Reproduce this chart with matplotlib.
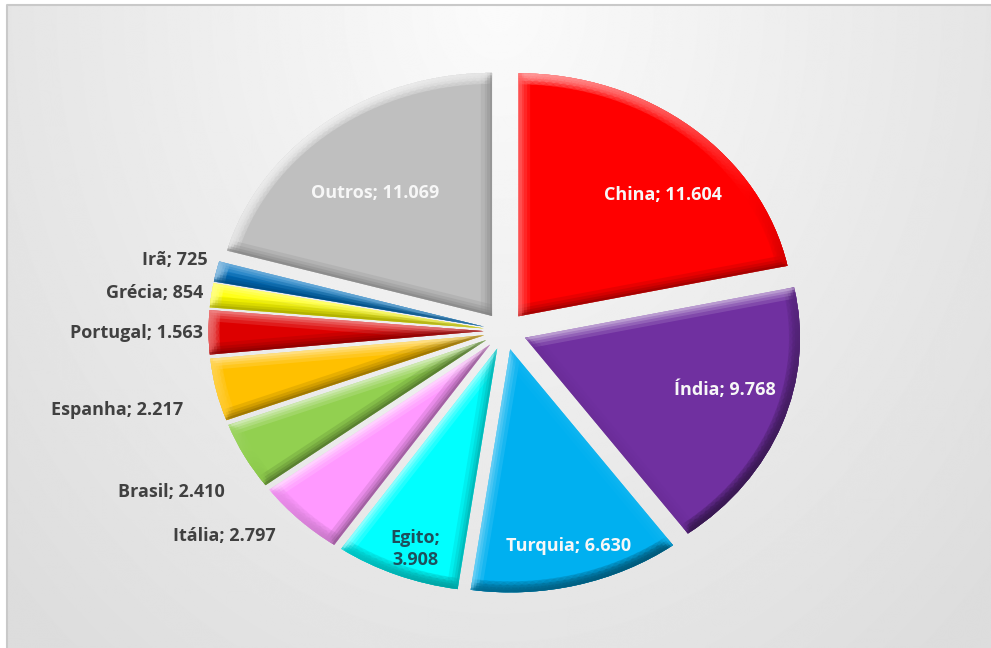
import numpy as np
import matplotlib
matplotlib.use("Agg")
import matplotlib.pyplot as plt
from matplotlib.collections import LineCollection
from matplotlib.colors import to_rgb

paises = ["China", "Índia", "Turquia", "Egito", "Itália", "Brasil",
          "Espanha", "Portugal", "Grécia", "Irã", "Outros"]
producao = [11604, 9768, 6630, 3908, 2797, 2410, 2217, 1563, 854, 725, 11069]
cores = ["#ff0000", "#7030a0", "#00b0f0", "#00ffff", "#ff99ff", "#92d050",
         "#ffc000", "#dd0000", "#ffff00", "#0070c0", "#bfbfbf"]

# rotulo dentro da fatia ou fora, e deslocamento (px) a partir do ponto na bissetriz
dentro = [True, True, True, True, False, False, False, False, False, False, True]
desloc = [(19, -15), (14, 10), (10, -26), (-9, -37), (-19, -13), (-15, -33),
          (-27, -19), (0, -1), (-2, 2), (-3, 10), (3, -17)]

W, H = 991, 648
SX, SY = 275, 243      # pixels por unidade em x e y (pizza levemente achatada)
CX, CY = 505, 331      # centro da pizza em pixels

plt.rcParams["font.family"] = ["Open Sans", "DejaVu Sans"]

fig = plt.figure(figsize=(W / 100, H / 100), dpi=100)
fig.patch.set_facecolor("white")

# fundo com degrade claro
bg = fig.add_axes([0, 0, 1, 1])
yy, xx = np.mgrid[0:H, 0:W]
d = np.sqrt(((xx - 495) / 560.0) ** 2 + (yy / 700.0) ** 2)
grad = 251 - 25 * np.clip(d, 0, 1.2)
bg.imshow(grad, cmap="gray", vmin=0, vmax=255, extent=(7, W, H, 5),
          aspect="auto", interpolation="bilinear")
bg.plot([7, 7, W], [H, 5, 5], color="#c9c9c9", lw=1.5)
bg.set_xlim(0, W)
bg.set_ylim(H, 0)
bg.axis("off")

ax = fig.add_axes([0, 0, 1, 1])
ax.patch.set_alpha(0)
wedges, _ = ax.pie(producao, colors=cores, startangle=90, counterclock=False,
                   explode=[0.078] * len(producao), radius=1,
                   wedgeprops=dict(linewidth=0))
ax.set_aspect("auto")
ax.set_xlim(-CX / SX, (W - CX) / SX)
ax.set_ylim(-(H - CY) / SY, CY / SY)
ax.axis("off")

luz = np.array([-0.55, 0.83])
luz = luz / np.linalg.norm(luz)


def bisel(w, cor):
    cx, cy = w.center
    t1, t2 = w.theta1, w.theta2
    n = max(int((t2 - t1) / 1.5), 4)
    ang = np.radians(np.linspace(t1, t2, n + 1))
    pts = [(cx, cy)] + [(cx + w.r * np.cos(a), cy + w.r * np.sin(a)) for a in ang] + [(cx, cy)]
    base = np.array(to_rgb(cor))
    segs, cols = [], []
    for p, q in zip(pts[:-1], pts[1:]):
        dx = (q[0] - p[0]) * SX
        dy = (q[1] - p[1]) * SY
        comp = np.hypot(dx, dy)
        if comp == 0:
            continue
        nrm = np.array([dy, -dx]) / comp
        k = float(nrm @ luz)
        if k > 0:
            c = base + (1 - base) * 0.75 * k
        else:
            c = base * (1 - 0.5 * (-k))
        segs.append([p, q])
        cols.append(np.clip(c, 0, 1))
    # camadas sobrepostas para um chanfro suave
    for lw, a in [(16, 0.18), (11, 0.22), (7, 0.3), (3.5, 0.45)]:
        lc = LineCollection(segs, colors=cols, linewidths=lw, alpha=a,
                            capstyle="round", joinstyle="round")
        lc.set_clip_path(w)
        ax.add_collection(lc)


for w, c in zip(wedges, cores):
    bisel(w, c)

for i, w in enumerate(wedges):
    valor = f"{producao[i]:,}".replace(",", ".")
    bis = np.radians((w.theta1 + w.theta2) / 2)
    if dentro[i]:
        r = 0.8
        ha = "center"
        cor_txt = "#1e4f5c" if paises[i] == "Egito" else "#f7f7f7"
        texto = f"{paises[i]};\n{valor}" if paises[i] == "Egito" else f"{paises[i]}; {valor}"
    else:
        r = 1.1
        ha = "right"
        cor_txt = "#404040"
        texto = f"{paises[i]}; {valor}"
    ax.annotate(texto, xy=(r * np.cos(bis), r * np.sin(bis)),
                xytext=desloc[i], textcoords="offset pixels",
                ha=ha, va="center", fontsize=13, fontweight="bold",
                color=cor_txt, linespacing=1.35)

fig.savefig("out.png", dpi=100)
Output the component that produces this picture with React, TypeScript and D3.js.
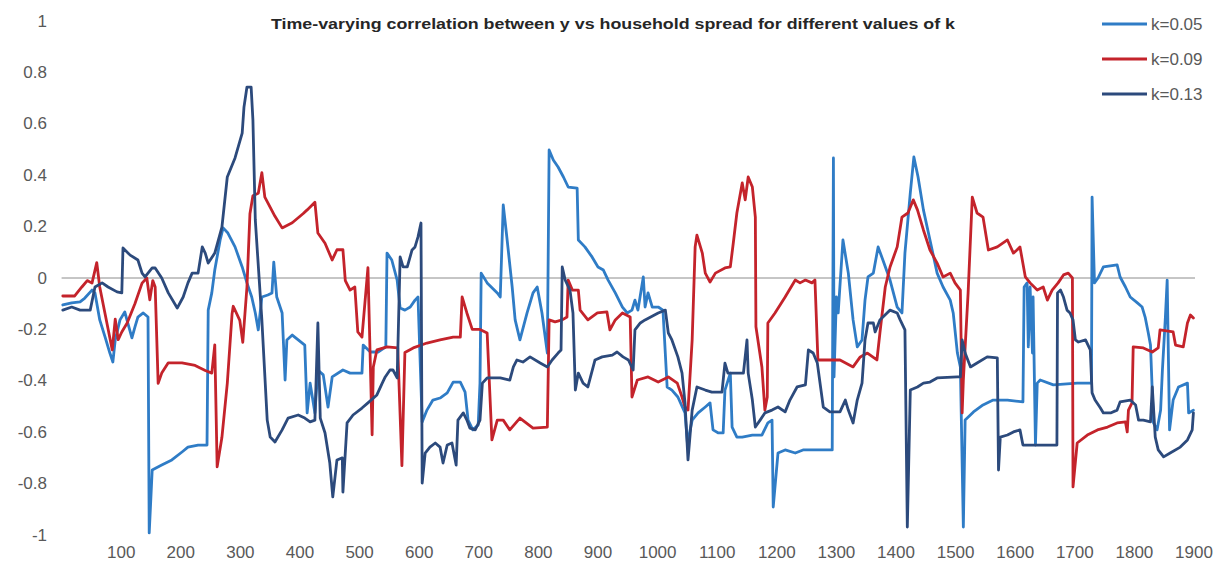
import React from "react";
import * as d3 from "d3";

const TITLE = "Time-varying correlation between y vs household spread for different values of k";
const SERIES_NAMES = ["k=0.05", "k=0.09", "k=0.13"];
const Y_TICKS = [1, 0.8, 0.6, 0.4, 0.2, 0, -0.2, -0.4, -0.6, -0.8, -1];
const X_TICKS = [100, 200, 300, 400, 500, 600, 700, 800, 900, 1000, 1100, 1200, 1300, 1400, 1500, 1600, 1700, 1800, 1900];

// [observation index, correlation]
const k005: [number, number][] = [
  [2,-0.105],[17,-0.097],[31,-0.093],[39,-0.078],[51,-0.047],[56,-0.058],[64,-0.163],[73,-0.23],[81,-0.292],[86,-0.327],
  [90,-0.241],[98,-0.163],[106,-0.132],[111,-0.175],[118,-0.233],[123,-0.191],[128,-0.152],[137,-0.136],[145,-0.152],[147,-0.992],
  [152,-0.747],[168,-0.728],[185,-0.708],[202,-0.677],[212,-0.658],[229,-0.65],[244,-0.65],[246,-0.125],[252,-0.058],[257,0.031],
  [266,0.148],[271,0.195],[279,0.175],[291,0.121],[303,0.043],[311,-0.019],[319,-0.074],[325,-0.136],[330,-0.202],[336,-0.074],
  [346,-0.066],[353,-0.058],[356,0.062],[361,-0.074],[370,-0.136],[375,-0.397],[378,-0.241],[387,-0.222],[397,-0.241],[408,-0.261],
  [412,-0.525],[417,-0.409],[425,-0.525],[430,-0.358],[439,-0.377],[447,-0.502],[454,-0.385],[472,-0.358],[484,-0.37],[504,-0.37],
  [506,-0.261],[518,-0.288],[531,-0.288],[544,-0.268],[546,0.097],[554,0.07],[563,-0.008],[568,-0.117],[576,-0.125],[585,-0.113],
  [593,-0.086],[598,-0.074],[605,-0.56],[613,-0.514],[623,-0.475],[635,-0.467],[647,-0.447],[657,-0.405],[669,-0.405],[677,-0.444],
  [682,-0.553],[690,-0.591],[699,-0.572],[702,-0.409],[704,0.019],[714,-0.019],[731,-0.058],[736,-0.074],[741,0.284],[747,0.16],
  [756,-0.035],[761,-0.163],[769,-0.241],[781,-0.136],[791,-0.058],[798,-0.035],[806,-0.136],[815,-0.292],[818,0.498],[825,0.459],
  [833,0.432],[842,0.393],[850,0.354],[865,0.35],[867,0.148],[878,0.121],[890,0.082],[900,0.043],[909,0.031],[917,-0.008],
  [929,-0.058],[941,-0.113],[949,-0.136],[957,-0.125],[962,-0.086],[967,-0.125],[976,0.004],[979,-0.113],[984,-0.058],[991,-0.113],
  [1001,-0.113],[1009,-0.125],[1016,-0.424],[1024,-0.436],[1034,-0.463],[1046,-0.525],[1050,-0.642],[1058,-0.553],[1068,-0.525],[1080,-0.502],
  [1088,-0.486],[1093,-0.591],[1102,-0.603],[1110,-0.603],[1113,-0.436],[1122,-0.37],[1125,-0.58],[1133,-0.619],[1142,-0.619],[1159,-0.611],
  [1175,-0.611],[1185,-0.564],[1192,-0.553],[1194,-0.891],[1202,-0.681],[1214,-0.669],[1231,-0.681],[1244,-0.669],[1268,-0.669],[1293,-0.669],
  [1295,0.467],[1296,-0.385],[1300,-0.074],[1303,-0.136],[1311,0.148],[1320,0.019],[1328,-0.163],[1335,-0.268],[1343,-0.241],[1348,-0.086],
  [1353,0.004],[1362,0.019],[1370,0.121],[1378,0.07],[1390,-0.008],[1402,-0.113],[1410,-0.136],[1415,0.097],[1424,0.331],[1430,0.471],
  [1437,0.393],[1446,0.265],[1457,0.148],[1469,0.019],[1479,-0.035],[1491,-0.086],[1496,-0.136],[1503,-0.292],[1508,-0.346],[1513,-0.969],
  [1516,-0.553],[1530,-0.521],[1546,-0.494],[1563,-0.475],[1587,-0.475],[1613,-0.482],[1615,-0.035],[1620,-0.019],[1622,-0.268],[1625,-0.035],
  [1629,-0.292],[1630,-0.074],[1634,-0.65],[1637,-0.409],[1642,-0.397],[1664,-0.416],[1704,-0.409],[1728,-0.409],[1729,0.315],[1733,-0.019],
  [1739,0],[1748,0.043],[1771,0.051],[1776,0.004],[1785,-0.035],[1793,-0.074],[1805,-0.097],[1813,-0.113],[1818,-0.152],[1823,-0.21],
  [1827,-0.261],[1832,-0.564],[1838,-0.591],[1844,-0.514],[1847,-0.358],[1852,-0.152],[1855,-0.008],[1859,-0.591],[1865,-0.475],[1874,-0.424],
  [1889,-0.409],[1891,-0.525],[1899,-0.514]
];

const k009: [number, number][] = [
  [2,-0.07],[22,-0.07],[34,-0.035],[43,-0.01],[51,-0.02],[59,0.06],[64,-0.035],[73,-0.14],[85,-0.28],[90,-0.16],
  [95,-0.24],[101,-0.21],[110,-0.175],[123,-0.1],[135,-0.02],[143,0],[148,-0.085],[153,-0.01],[157,-0.035],[162,-0.41],
  [168,-0.37],[179,-0.33],[202,-0.33],[224,-0.34],[241,-0.36],[252,-0.37],[257,-0.26],[261,-0.735],[269,-0.62],[278,-0.41],
  [286,-0.14],[288,-0.11],[299,-0.165],[304,-0.25],[311,-0.035],[316,0.25],[321,0.32],[330,0.33],[336,0.41],[341,0.315],
  [358,0.24],[370,0.195],[387,0.215],[405,0.25],[412,0.265],[425,0.295],[430,0.175],[442,0.135],[454,0.07],[462,0.11],
  [472,0.11],[476,-0.01],[484,-0.047],[492,-0.035],[497,-0.21],[504,-0.23],[514,0.04],[521,-0.61],[523,-0.346],[529,-0.28],
  [546,-0.268],[564,-0.272],[571,-0.73],[576,-0.29],[590,-0.272],[613,-0.253],[635,-0.241],[657,-0.23],[669,-0.23],[672,-0.074],
  [680,-0.136],[689,-0.2],[702,-0.2],[714,-0.214],[722,-0.63],[731,-0.553],[741,-0.553],[752,-0.591],[769,-0.545],[791,-0.584],
  [815,-0.58],[818,-0.163],[828,-0.171],[840,-0.163],[848,-0.152],[850,-0.008],[857,-0.047],[867,-0.047],[870,-0.125],[883,-0.163],
  [899,-0.136],[915,-0.132],[920,-0.202],[929,-0.163],[941,-0.136],[954,-0.152],[957,-0.463],[966,-0.397],[984,-0.385],[1001,-0.405],
  [1018,-0.385],[1033,-0.409],[1041,-0.463],[1046,-0.502],[1051,-0.514],[1058,-0.241],[1063,0.121],[1066,0.167],[1075,0.097],[1080,0.019],
  [1088,-0.016],[1097,0.019],[1113,0.039],[1122,0.043],[1127,0.136],[1133,0.253],[1142,0.37],[1147,0.304],[1152,0.393],[1159,0.354],
  [1164,0.237],[1165,-0.19],[1175,-0.346],[1180,-0.514],[1184,-0.463],[1185,-0.175],[1197,-0.136],[1214,-0.074],[1231,-0.008],[1239,-0.019],
  [1248,-0.008],[1259,-0.019],[1264,-0.008],[1269,-0.319],[1278,-0.319],[1306,-0.319],[1328,-0.346],[1340,-0.307],[1352,-0.292],[1368,-0.319],
  [1373,-0.214],[1382,-0.035],[1390,0.043],[1402,0.121],[1410,0.237],[1420,0.253],[1429,0.304],[1436,0.265],[1446,0.187],[1457,0.109],
  [1469,0.058],[1479,0.004],[1491,0.019],[1499,-0.019],[1508,-0.047],[1511,-0.525],[1513,-0.397],[1521,-0.058],[1528,0.315],[1536,0.253],
  [1546,0.237],[1555,0.109],[1570,0.121],[1587,0.148],[1597,0.097],[1603,0.109],[1608,0.121],[1617,0.004],[1625,-0.019],[1637,-0.047],
  [1647,-0.035],[1654,-0.086],[1662,-0.047],[1672,-0.019],[1681,0.012],[1689,0.019],[1696,0],[1697,-0.813],[1704,-0.642],[1721,-0.611],
  [1738,-0.591],[1755,-0.58],[1771,-0.564],[1785,-0.56],[1788,-0.599],[1790,-0.514],[1796,-0.486],[1798,-0.268],[1815,-0.272],[1830,-0.288],
  [1840,-0.272],[1843,-0.202],[1865,-0.21],[1869,-0.261],[1882,-0.268],[1889,-0.175],[1894,-0.144],[1899,-0.156]
];

const k013: [number, number][] = [
  [2,-0.125],[17,-0.113],[31,-0.125],[48,-0.125],[56,-0.035],[68,-0.019],[78,-0.035],[93,-0.054],[101,-0.058],[103,0.117],
  [115,0.089],[128,0.07],[135,0.019],[140,0.004],[152,0.039],[157,0.039],[168,0],[179,-0.058],[194,-0.117],[204,-0.074],
  [212,-0.019],[219,0.019],[229,0.019],[236,0.121],[241,0.097],[246,0.058],[257,0.097],[269,0.198],[278,0.393],[291,0.467],
  [303,0.564],[306,0.665],[311,0.743],[318,0.743],[321,0.615],[325,0.226],[336,-0.163],[345,-0.553],[350,-0.619],[358,-0.638],
  [370,-0.591],[380,-0.545],[397,-0.533],[408,-0.545],[417,-0.56],[425,-0.553],[430,-0.175],[434,-0.545],[442,-0.603],[450,-0.72],
  [455,-0.852],[462,-0.708],[471,-0.7],[472,-0.833],[479,-0.564],[489,-0.533],[504,-0.506],[514,-0.486],[529,-0.455],[538,-0.409],
  [543,-0.385],[551,-0.358],[556,-0.358],[563,-0.389],[568,0.082],[573,0.043],[580,0.043],[588,0.109],[593,0.121],[598,0.16],
  [603,0.214],[605,-0.798],[610,-0.681],[618,-0.658],[627,-0.642],[635,-0.658],[640,-0.72],[647,-0.65],[655,-0.642],[662,-0.728],
  [665,-0.553],[674,-0.525],[680,-0.553],[685,-0.584],[694,-0.591],[702,-0.553],[706,-0.409],[714,-0.389],[736,-0.389],[752,-0.397],
  [758,-0.346],[764,-0.319],[774,-0.327],[786,-0.307],[803,-0.331],[815,-0.346],[823,-0.319],[833,-0.292],[838,-0.28],[840,0.043],
  [845,-0.008],[853,-0.047],[858,-0.136],[862,-0.436],[867,-0.37],[875,-0.409],[883,-0.424],[895,-0.319],[907,-0.307],[924,-0.3],
  [932,-0.288],[942,-0.307],[951,-0.319],[959,-0.358],[962,-0.202],[971,-0.175],[979,-0.163],[1001,-0.136],[1013,-0.125],[1018,-0.214],
  [1024,-0.241],[1034,-0.307],[1041,-0.37],[1046,-0.486],[1051,-0.708],[1058,-0.514],[1066,-0.424],[1080,-0.436],[1091,-0.444],[1108,-0.444],
  [1113,-0.331],[1118,-0.37],[1144,-0.37],[1150,-0.241],[1152,-0.37],[1159,-0.475],[1164,-0.58],[1172,-0.553],[1180,-0.525],[1192,-0.514],
  [1202,-0.502],[1214,-0.521],[1222,-0.475],[1234,-0.424],[1248,-0.416],[1253,-0.28],[1261,-0.292],[1268,-0.331],[1278,-0.502],[1289,-0.521],
  [1306,-0.521],[1315,-0.475],[1320,-0.514],[1328,-0.564],[1335,-0.475],[1343,-0.409],[1348,-0.241],[1353,-0.175],[1362,-0.175],[1365,-0.21],
  [1373,-0.163],[1385,-0.136],[1390,-0.125],[1402,-0.136],[1407,-0.163],[1415,-0.202],[1419,-0.969],[1424,-0.436],[1436,-0.424],[1446,-0.409],
  [1457,-0.405],[1469,-0.389],[1503,-0.385],[1508,-0.385],[1511,-0.241],[1516,-0.292],[1525,-0.346],[1536,-0.331],[1553,-0.307],[1570,-0.311],
  [1572,-0.747],[1575,-0.619],[1587,-0.611],[1597,-0.599],[1608,-0.591],[1613,-0.65],[1647,-0.65],[1670,-0.65],[1671,-0.058],[1676,-0.047],
  [1681,-0.074],[1687,-0.125],[1692,-0.136],[1697,-0.163],[1701,-0.241],[1706,-0.249],[1718,-0.241],[1726,-0.28],[1729,-0.447],[1734,-0.475],
  [1743,-0.506],[1748,-0.525],[1760,-0.525],[1771,-0.514],[1776,-0.482],[1793,-0.475],[1802,-0.494],[1807,-0.553],[1815,-0.553],[1827,-0.56],
  [1830,-0.424],[1835,-0.619],[1840,-0.669],[1849,-0.696],[1860,-0.681],[1877,-0.658],[1889,-0.63],[1897,-0.591],[1899,-0.525]
];

const SERIES = [k005, k009, k013];
const COLORS = ["#2f7cc6", "#c4232b", "#2c4a7c"];

export default function App() {
  const W = 1227;
  const H = 575;
  const x = d3.scaleLinear().domain([0, 1900]).range([61.6, 1194]);
  const y = d3.scaleLinear().domain([-1, 1]).range([535, 21]);
  const line = d3
    .line<[number, number]>()
    .x((d) => x(d[0]))
    .y((d) => y(d[1]));
  const font = "'Liberation Sans', Arial, sans-serif";
  const legendY = [24, 59, 94];

  return (
    <div style={{ position: "fixed", left: 0, top: 0, width: W, height: H, background: "#fff" }}>
      <svg width={W} height={H} viewBox={`0 0 ${W} ${H}`} style={{ display: "block" }}>
        <rect x={0} y={0} width={W} height={H} fill="#ffffff" />
        <line x1={x(0)} x2={x(1900) + 1} y1={y(0)} y2={y(0)} stroke="#8c8c8c" strokeWidth={1} />
        {Y_TICKS.map((t) => (
          <text
            key={"y" + t}
            x={47}
            y={y(t)}
            textAnchor="end"
            dominantBaseline="central"
            fontFamily={font}
            fontSize={17}
            fill="#595959"
          >
            {String(t)}
          </text>
        ))}
        {X_TICKS.map((t) => (
          <text
            key={"x" + t}
            x={x(t)}
            y={552}
            textAnchor="middle"
            dominantBaseline="central"
            fontFamily={font}
            fontSize={17}
            fill="#595959"
          >
            {String(t)}
          </text>
        ))}
        {SERIES.map((s, i) => (
          <path
            key={"s" + i}
            d={line(s) || ""}
            fill="none"
            stroke={COLORS[i]}
            strokeWidth={2.8}
            strokeLinejoin="round"
            strokeLinecap="round"
          />
        ))}
        <text
          x={613}
          y={23}
          textAnchor="middle"
          dominantBaseline="central"
          fontFamily={font}
          fontWeight="bold"
          fontSize={15}
          fill="#262626"
          textLength={684}
          lengthAdjust="spacingAndGlyphs"
        >
          {TITLE}
        </text>
        {SERIES_NAMES.map((n, i) => (
          <g key={"l" + i}>
            <line x1={1102} x2={1147} y1={legendY[i]} y2={legendY[i]} stroke={COLORS[i]} strokeWidth={3} />
            <text
              x={1151}
              y={legendY[i]}
              dominantBaseline="central"
              fontFamily={font}
              fontSize={17}
              fill="#595959"
            >
              {n}
            </text>
          </g>
        ))}
      </svg>
    </div>
  );
}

━━━━━━━━━━━━━━━━

(WORK INSTRUCTIONS) Please reproduce, word for word, every line from the first line of the records above through the line containing "from matplotlib.colors import to_rgb", and leave out the pictures.

(SOLUTION FOR THIS EXERCISE)
Reproduce this chart with matplotlib.
import numpy as np
import matplotlib
matplotlib.use("Agg")
import matplotlib.pyplot as plt
from matplotlib.collections import LineCollection
from matplotlib.colors import to_rgb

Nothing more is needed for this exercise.